CHALLENGE: Reproduce the lines exactly, beginning with the line that has "Reproduce this chart" and ending with the line that has "const arrowToActivity = 43.5;". Images are left out.

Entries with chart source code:
##############################

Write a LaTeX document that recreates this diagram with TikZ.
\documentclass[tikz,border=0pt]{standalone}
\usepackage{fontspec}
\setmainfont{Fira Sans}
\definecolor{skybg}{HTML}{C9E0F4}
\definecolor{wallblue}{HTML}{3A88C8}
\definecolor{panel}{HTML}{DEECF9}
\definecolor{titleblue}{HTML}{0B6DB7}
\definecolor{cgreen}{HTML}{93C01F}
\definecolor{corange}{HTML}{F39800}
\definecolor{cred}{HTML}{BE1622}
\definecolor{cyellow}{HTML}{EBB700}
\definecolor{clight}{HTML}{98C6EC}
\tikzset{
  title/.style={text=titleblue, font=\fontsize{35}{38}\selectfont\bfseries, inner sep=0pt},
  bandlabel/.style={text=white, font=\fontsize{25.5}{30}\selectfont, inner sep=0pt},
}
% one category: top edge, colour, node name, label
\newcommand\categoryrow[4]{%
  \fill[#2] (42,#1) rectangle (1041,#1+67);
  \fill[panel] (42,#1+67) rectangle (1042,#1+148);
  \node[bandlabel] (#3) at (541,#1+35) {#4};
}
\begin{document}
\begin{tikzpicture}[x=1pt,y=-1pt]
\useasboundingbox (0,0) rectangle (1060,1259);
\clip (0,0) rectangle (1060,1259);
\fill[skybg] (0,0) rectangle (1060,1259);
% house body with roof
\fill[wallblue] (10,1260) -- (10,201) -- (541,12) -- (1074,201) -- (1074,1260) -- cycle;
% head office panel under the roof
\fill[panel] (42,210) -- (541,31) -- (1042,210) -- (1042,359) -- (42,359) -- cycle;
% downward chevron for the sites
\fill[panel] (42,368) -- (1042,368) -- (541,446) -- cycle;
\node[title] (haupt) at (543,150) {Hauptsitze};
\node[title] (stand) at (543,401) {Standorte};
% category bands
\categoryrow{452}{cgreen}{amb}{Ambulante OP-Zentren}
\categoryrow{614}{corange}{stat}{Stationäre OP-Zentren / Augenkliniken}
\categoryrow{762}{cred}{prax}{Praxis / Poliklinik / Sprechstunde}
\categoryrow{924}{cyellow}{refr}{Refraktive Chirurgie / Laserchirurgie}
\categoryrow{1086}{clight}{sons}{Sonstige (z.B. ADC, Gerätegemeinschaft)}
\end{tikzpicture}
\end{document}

##############################

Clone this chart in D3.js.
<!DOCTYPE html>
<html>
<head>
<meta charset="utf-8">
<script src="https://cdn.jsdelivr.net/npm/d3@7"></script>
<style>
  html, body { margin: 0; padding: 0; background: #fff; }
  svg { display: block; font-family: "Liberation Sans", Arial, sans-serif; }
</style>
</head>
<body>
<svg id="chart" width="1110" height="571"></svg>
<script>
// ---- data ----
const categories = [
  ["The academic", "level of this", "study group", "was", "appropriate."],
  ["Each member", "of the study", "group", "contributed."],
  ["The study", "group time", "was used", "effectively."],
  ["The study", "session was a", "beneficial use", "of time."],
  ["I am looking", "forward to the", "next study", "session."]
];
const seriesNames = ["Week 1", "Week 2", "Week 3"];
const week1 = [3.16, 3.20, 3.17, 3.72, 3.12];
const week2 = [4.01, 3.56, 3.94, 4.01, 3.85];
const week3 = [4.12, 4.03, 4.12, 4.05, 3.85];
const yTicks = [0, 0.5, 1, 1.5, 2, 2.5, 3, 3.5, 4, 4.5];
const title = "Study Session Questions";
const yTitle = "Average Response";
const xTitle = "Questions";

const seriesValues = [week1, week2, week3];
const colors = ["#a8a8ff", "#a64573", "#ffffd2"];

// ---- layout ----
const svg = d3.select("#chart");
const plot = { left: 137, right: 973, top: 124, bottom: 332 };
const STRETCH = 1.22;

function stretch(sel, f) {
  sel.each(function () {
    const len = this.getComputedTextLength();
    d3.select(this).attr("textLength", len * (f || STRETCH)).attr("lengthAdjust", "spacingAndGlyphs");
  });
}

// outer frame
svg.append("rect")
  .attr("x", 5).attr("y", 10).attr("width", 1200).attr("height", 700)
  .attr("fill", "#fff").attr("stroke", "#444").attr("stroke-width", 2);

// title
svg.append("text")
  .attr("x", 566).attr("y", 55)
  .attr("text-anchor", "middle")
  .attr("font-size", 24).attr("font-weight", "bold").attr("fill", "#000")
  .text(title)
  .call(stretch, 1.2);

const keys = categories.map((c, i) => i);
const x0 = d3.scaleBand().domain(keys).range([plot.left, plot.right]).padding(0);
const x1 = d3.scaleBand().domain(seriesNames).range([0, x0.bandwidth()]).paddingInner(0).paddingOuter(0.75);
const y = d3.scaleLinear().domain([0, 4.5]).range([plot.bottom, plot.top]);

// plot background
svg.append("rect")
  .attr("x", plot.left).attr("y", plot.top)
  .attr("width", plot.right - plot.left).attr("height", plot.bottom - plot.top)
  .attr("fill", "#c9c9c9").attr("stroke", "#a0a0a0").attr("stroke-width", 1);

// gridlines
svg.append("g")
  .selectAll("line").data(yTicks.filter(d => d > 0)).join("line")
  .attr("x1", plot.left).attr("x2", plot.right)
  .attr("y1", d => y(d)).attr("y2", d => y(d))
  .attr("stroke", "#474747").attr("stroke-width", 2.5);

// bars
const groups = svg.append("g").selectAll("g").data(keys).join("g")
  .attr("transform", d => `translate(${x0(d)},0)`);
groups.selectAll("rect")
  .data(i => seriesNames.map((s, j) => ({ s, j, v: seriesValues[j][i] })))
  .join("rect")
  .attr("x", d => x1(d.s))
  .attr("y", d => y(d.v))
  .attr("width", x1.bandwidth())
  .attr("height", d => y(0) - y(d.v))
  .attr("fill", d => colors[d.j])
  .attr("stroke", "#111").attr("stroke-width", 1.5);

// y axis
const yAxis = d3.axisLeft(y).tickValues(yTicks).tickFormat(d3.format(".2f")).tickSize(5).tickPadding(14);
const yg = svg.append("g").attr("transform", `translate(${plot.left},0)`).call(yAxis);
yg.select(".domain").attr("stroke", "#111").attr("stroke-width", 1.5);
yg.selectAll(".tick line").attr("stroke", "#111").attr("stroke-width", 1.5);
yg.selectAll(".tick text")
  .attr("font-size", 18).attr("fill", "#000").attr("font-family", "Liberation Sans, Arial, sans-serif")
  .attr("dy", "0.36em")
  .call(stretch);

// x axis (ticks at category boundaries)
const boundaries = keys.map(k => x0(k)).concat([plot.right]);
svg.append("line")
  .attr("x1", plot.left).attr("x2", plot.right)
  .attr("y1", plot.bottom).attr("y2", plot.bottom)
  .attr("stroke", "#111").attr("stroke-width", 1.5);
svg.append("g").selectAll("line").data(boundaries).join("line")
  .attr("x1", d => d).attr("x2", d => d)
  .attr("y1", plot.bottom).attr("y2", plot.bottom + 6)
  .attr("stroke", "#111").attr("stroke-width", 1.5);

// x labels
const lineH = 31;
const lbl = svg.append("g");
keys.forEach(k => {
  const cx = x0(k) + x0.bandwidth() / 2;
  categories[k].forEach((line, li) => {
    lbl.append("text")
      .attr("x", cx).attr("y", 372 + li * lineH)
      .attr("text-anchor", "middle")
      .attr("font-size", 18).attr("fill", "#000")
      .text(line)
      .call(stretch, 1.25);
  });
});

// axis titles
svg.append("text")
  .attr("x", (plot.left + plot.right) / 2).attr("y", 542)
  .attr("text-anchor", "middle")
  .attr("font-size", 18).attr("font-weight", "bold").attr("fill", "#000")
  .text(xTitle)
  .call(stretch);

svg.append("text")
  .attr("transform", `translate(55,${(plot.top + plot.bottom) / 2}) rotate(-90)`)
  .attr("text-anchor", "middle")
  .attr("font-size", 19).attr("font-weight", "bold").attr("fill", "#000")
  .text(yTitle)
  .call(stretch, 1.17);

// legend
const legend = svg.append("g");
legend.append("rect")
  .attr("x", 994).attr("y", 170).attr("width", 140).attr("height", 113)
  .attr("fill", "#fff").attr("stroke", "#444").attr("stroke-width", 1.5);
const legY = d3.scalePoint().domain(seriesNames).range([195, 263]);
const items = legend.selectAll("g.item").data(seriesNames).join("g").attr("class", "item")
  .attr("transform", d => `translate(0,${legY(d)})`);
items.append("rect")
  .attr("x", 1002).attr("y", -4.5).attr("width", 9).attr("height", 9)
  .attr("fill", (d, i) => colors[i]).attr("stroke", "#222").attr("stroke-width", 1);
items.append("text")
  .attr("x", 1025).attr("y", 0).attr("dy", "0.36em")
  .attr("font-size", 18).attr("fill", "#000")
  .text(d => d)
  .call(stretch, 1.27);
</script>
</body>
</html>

##############################

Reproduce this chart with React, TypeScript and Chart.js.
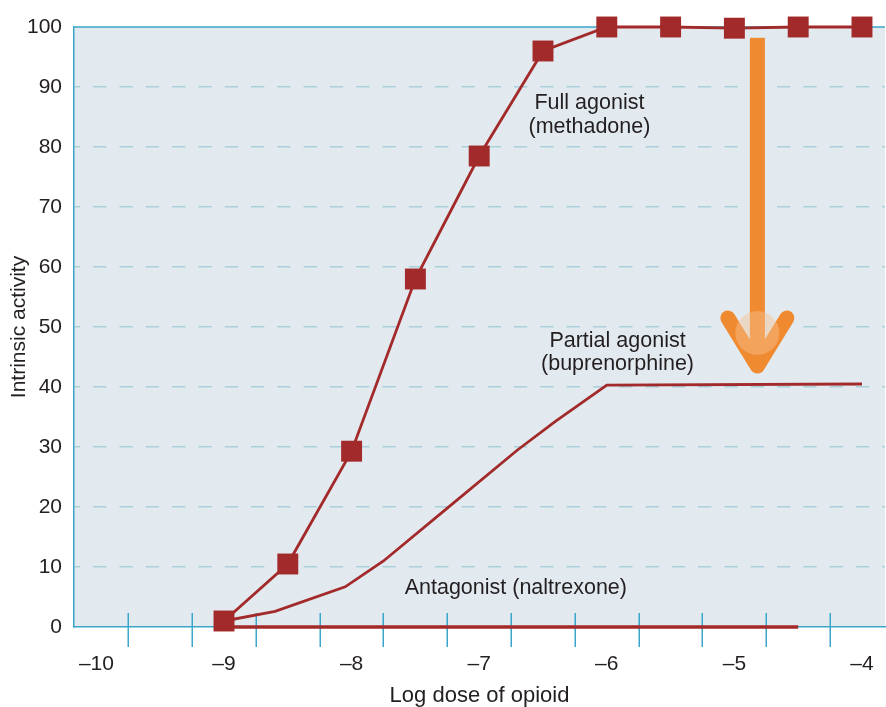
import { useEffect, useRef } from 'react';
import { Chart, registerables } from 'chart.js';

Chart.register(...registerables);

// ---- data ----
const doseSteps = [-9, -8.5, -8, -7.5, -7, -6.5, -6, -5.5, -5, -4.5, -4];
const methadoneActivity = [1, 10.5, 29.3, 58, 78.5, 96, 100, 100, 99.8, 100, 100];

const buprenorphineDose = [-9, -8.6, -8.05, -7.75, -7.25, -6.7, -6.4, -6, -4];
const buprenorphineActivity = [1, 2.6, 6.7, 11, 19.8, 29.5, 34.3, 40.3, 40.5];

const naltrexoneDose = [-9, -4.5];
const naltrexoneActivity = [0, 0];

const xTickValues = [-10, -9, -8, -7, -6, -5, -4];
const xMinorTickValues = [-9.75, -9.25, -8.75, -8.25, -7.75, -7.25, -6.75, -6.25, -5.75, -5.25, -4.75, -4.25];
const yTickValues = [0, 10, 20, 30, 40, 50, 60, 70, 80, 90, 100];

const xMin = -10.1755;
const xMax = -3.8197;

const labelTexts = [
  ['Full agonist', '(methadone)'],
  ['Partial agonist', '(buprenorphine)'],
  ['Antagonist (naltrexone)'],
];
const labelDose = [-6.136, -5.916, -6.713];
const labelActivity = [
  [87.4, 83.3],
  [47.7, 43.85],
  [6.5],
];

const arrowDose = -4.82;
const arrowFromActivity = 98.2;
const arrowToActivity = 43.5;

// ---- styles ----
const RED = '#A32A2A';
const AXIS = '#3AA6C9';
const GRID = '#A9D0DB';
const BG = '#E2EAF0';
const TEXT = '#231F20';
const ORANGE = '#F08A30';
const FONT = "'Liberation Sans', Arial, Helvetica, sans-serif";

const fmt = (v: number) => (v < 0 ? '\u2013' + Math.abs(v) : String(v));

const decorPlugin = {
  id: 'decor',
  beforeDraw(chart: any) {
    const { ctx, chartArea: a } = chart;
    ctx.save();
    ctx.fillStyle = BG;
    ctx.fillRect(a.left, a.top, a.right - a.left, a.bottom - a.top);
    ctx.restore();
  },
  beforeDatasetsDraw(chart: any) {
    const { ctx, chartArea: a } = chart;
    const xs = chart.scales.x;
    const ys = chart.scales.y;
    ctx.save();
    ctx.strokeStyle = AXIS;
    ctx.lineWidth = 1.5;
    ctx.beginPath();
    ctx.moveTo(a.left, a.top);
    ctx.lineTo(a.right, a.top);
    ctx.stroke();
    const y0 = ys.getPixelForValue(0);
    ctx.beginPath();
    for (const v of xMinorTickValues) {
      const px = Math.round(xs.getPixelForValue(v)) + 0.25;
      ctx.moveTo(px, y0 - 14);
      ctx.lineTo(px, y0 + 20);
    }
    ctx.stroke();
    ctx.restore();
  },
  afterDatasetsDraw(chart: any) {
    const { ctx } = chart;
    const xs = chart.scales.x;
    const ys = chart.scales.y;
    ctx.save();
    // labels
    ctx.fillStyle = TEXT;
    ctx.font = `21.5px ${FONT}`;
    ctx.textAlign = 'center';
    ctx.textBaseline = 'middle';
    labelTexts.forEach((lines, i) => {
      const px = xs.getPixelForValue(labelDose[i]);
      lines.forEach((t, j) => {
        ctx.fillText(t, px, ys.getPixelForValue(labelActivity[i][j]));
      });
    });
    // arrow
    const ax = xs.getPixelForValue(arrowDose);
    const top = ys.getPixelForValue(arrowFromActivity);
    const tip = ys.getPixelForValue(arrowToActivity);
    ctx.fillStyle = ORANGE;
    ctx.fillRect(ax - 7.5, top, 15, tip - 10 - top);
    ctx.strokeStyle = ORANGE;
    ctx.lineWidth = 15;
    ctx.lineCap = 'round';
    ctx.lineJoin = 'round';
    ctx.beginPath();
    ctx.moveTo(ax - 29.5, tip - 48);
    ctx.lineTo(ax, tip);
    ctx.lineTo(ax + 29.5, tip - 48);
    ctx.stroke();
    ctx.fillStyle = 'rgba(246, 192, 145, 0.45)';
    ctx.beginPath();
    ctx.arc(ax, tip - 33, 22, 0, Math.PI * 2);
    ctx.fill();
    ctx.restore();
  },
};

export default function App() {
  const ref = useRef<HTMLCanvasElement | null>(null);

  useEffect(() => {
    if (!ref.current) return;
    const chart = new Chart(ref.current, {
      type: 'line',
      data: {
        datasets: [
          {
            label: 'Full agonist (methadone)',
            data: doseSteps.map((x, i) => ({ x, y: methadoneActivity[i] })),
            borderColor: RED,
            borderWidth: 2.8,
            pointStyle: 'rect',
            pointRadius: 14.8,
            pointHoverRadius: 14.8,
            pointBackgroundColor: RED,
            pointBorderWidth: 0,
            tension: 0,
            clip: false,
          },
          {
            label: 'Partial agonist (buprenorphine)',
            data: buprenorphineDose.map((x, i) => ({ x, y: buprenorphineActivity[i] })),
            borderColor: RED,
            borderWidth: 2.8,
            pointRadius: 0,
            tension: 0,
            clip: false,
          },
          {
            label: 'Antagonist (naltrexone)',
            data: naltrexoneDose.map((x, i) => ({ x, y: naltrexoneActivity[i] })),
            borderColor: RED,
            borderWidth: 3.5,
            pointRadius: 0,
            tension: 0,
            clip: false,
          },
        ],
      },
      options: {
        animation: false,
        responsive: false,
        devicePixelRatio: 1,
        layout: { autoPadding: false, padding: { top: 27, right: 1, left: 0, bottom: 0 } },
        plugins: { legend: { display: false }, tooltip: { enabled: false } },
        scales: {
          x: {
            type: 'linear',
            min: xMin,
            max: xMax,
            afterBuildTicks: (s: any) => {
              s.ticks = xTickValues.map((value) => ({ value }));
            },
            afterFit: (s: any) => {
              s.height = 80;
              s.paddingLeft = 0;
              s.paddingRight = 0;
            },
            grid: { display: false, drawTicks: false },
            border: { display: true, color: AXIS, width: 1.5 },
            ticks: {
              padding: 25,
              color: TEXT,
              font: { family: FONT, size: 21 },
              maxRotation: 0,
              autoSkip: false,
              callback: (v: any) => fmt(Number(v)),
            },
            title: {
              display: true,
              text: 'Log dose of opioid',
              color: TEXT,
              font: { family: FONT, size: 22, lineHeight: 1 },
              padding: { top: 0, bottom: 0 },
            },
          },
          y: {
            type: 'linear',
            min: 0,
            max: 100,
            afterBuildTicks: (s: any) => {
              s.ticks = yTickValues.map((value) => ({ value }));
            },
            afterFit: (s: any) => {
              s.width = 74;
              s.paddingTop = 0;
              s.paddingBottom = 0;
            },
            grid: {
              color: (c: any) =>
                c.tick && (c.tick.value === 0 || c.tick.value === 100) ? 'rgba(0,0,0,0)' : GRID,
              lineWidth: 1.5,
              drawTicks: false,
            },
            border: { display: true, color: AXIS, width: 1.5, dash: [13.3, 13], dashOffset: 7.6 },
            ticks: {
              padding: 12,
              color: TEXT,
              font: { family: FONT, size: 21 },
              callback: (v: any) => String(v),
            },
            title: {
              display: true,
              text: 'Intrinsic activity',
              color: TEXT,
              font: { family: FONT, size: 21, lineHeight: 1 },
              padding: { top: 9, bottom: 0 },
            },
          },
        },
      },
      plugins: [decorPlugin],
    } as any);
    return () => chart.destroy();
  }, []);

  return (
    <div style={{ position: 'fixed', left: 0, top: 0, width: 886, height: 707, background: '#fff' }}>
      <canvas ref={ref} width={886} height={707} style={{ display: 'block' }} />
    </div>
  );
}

##############################

TASK ANSWER:
Reproduce this chart with React, TypeScript and Chart.js.
import { useEffect, useRef } from 'react';
import { Chart, registerables } from 'chart.js';

Chart.register(...registerables);

// ---- data ----
const doseSteps = [-9, -8.5, -8, -7.5, -7, -6.5, -6, -5.5, -5, -4.5, -4];
const methadoneActivity = [1, 10.5, 29.3, 58, 78.5, 96, 100, 100, 99.8, 100, 100];

const buprenorphineDose = [-9, -8.6, -8.05, -7.75, -7.25, -6.7, -6.4, -6, -4];
const buprenorphineActivity = [1, 2.6, 6.7, 11, 19.8, 29.5, 34.3, 40.3, 40.5];

const naltrexoneDose = [-9, -4.5];
const naltrexoneActivity = [0, 0];

const xTickValues = [-10, -9, -8, -7, -6, -5, -4];
const xMinorTickValues = [-9.75, -9.25, -8.75, -8.25, -7.75, -7.25, -6.75, -6.25, -5.75, -5.25, -4.75, -4.25];
const yTickValues = [0, 10, 20, 30, 40, 50, 60, 70, 80, 90, 100];

const xMin = -10.1755;
const xMax = -3.8197;

const labelTexts = [
  ['Full agonist', '(methadone)'],
  ['Partial agonist', '(buprenorphine)'],
  ['Antagonist (naltrexone)'],
];
const labelDose = [-6.136, -5.916, -6.713];
const labelActivity = [
  [87.4, 83.3],
  [47.7, 43.85],
  [6.5],
];

const arrowDose = -4.82;
const arrowFromActivity = 98.2;
const arrowToActivity = 43.5;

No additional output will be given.